What Is and Isn't Considered "Content"?
We need to take a brief detour here and talk about what is and isn’t considered “content,” in a particular CMS. And this isn’t a meta-philosophical discussion about the nature of content, but rather it’s a practical acknowledgment that not every piece of data managed by a CMS is the same. Some are more content-ish than others.
Consider the Article we’ve used for examples. If I’m a publishing company, then my articles are most of the reason I’m managing content in the first place. They’re not incidental to my content model – they are my content model. My entire business is built around managing articles.
Therefore, we can say confidently that articles are “full” content.
What about, say, the categories I use to organize my articles? Are the categories “full” content? They have a name, and they’re organized into a tree, but are they content like an article is content?
Maybe not. Depending on the system, categories might just be some data structure managed from the interface.
But, wait, isn’t everything in a CMS “some data structure managed from the interface”? Well, yes, but some of them get more services than others.
Let’s consider all the services a CMS provides to content objects:
- Full modeling capability, with attributes and custom validation and everything else we’ve talked about so far
- Versioning, so we can maintain a history of changes and can rollback to a prior version
- Granular permissions assignment, so we can control who can do what
- Some level of auditing or logging, so we have a record of everything that has happened to an object
- An editorial lifecycle, so that changes to the object are not always published directly, but can exist in a virtual workspace until ready
- An approval process, so that progression through the editorial lifecycle has to be approved by one or more people
- A event model, so that we can inject code operations at various points in the lifecycle
- An archiving model, where content can be deleted and removed from the UI, but retained in some form
And so on. Depending on the system, there might be a dozen different services provided around content. Fundamentally, this is what makes any particular CMS more than just a database – it “serves” and enhances content by providing extra functionality around it.
Our Article content object would certainly benefit from all of these services. But would a category? Does a category rise to the level where it can benefit from all these services?
In many systems, the answer is no – categories aren’t actual content, they’re just an organizing structure. They’re data, but not content like an article is content.

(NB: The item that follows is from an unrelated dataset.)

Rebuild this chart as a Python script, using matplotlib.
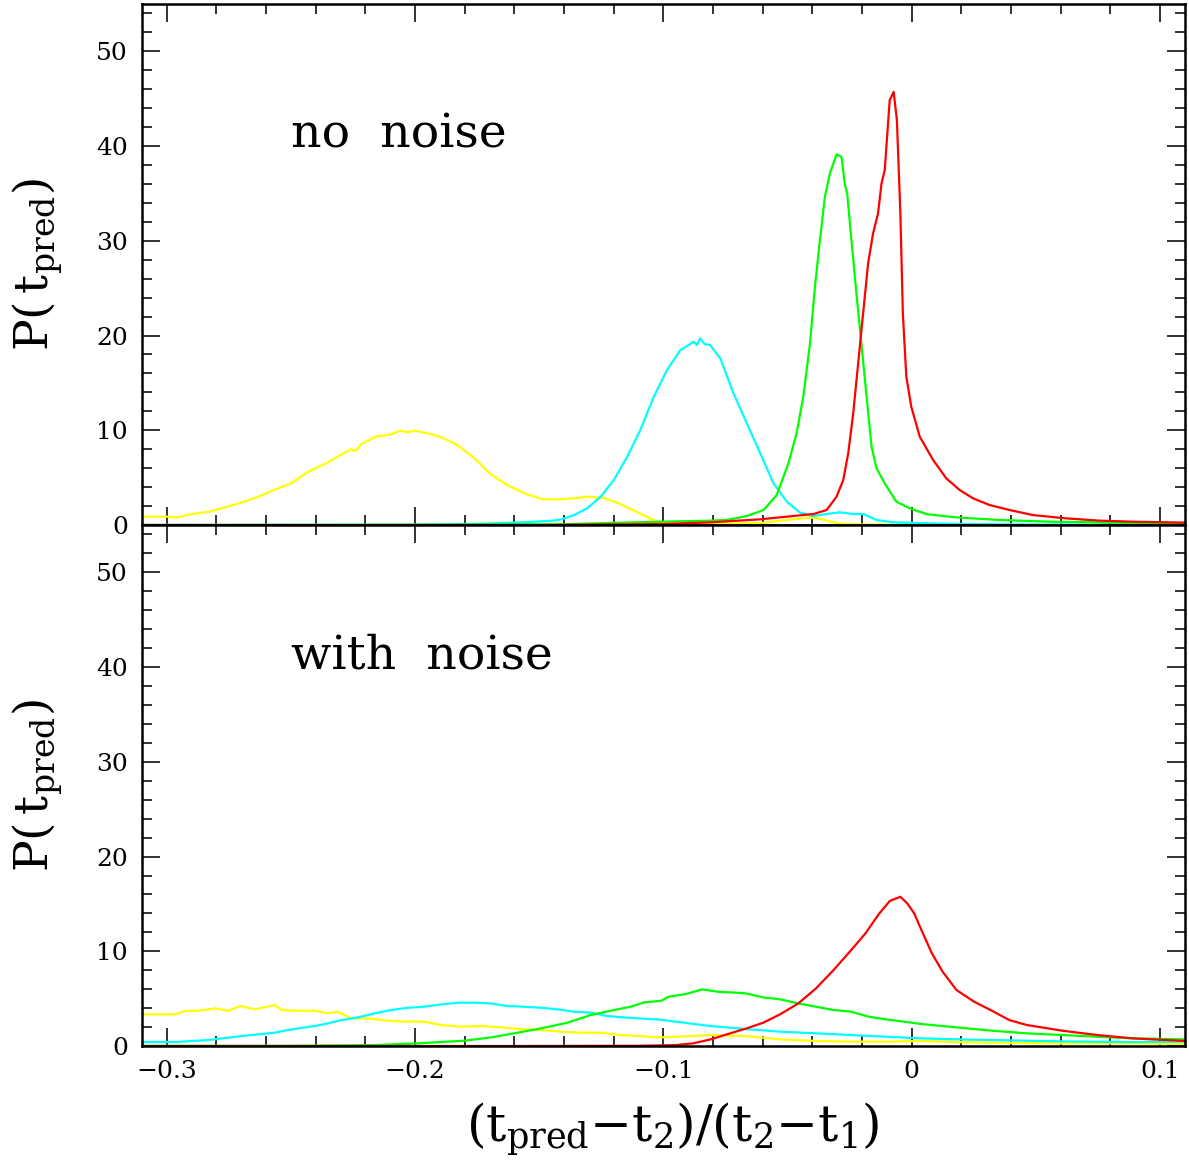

And when would a category cross that line? What if I wanted to model a category – provide a description and an image and some other data? Without some modeling capability (the first service described above), I don’t have that option for categories, and there might simply not be a way to do that at all. Even if I could, that expanded category is now very content-like, and I’d want more services – like preview, approvals, and versioning – to manage it.
However, in most systems, there is always some dichotomy between what’s full content and what isn’t. Where this line is drawn depends on the system. Often, not everything managed from the interface is content, and it’s important to understand what is and isn’t, because editors might find themselves depending on a content service that doesn’t exist (“I accidentally deleted the entire category tree… What do you mean there’s no recycle bin for categories?!”)
An example of evolution in this dichotomy is content files – images, video, etc. In early CMSs, these were not content. Usually, you just had an interface where you were managing files on the server’s file system, and they were directly available to be accessed.
There was no request interception or delivery context to speak of – in fact, when a content file was accessed, the CMS wasn’t even involved. When you uploaded a new file, you weren’t creating a content object – rather, you were literally just putting a file in a directory on the server. There were no extra services offered.
Slowly, this changed. More and more systems began to consider content files to be “full” content objects, with some or all of the services offered to other content. We could now model file objects, and have approval workflows for them, and have code that executed on an event model. This was a healthy progression.
Not everything has or will progress like content files. For almost every system, there are things that are just never going to be considered full content, and never going to benefit from the complete service model. A key part of editor training is to explain what is a full content object and what isn’t.
Evaluation Question
- What is and is not “core” content in the system? What structures might appear to be content-like, but do not benefit from all the services provided to core content?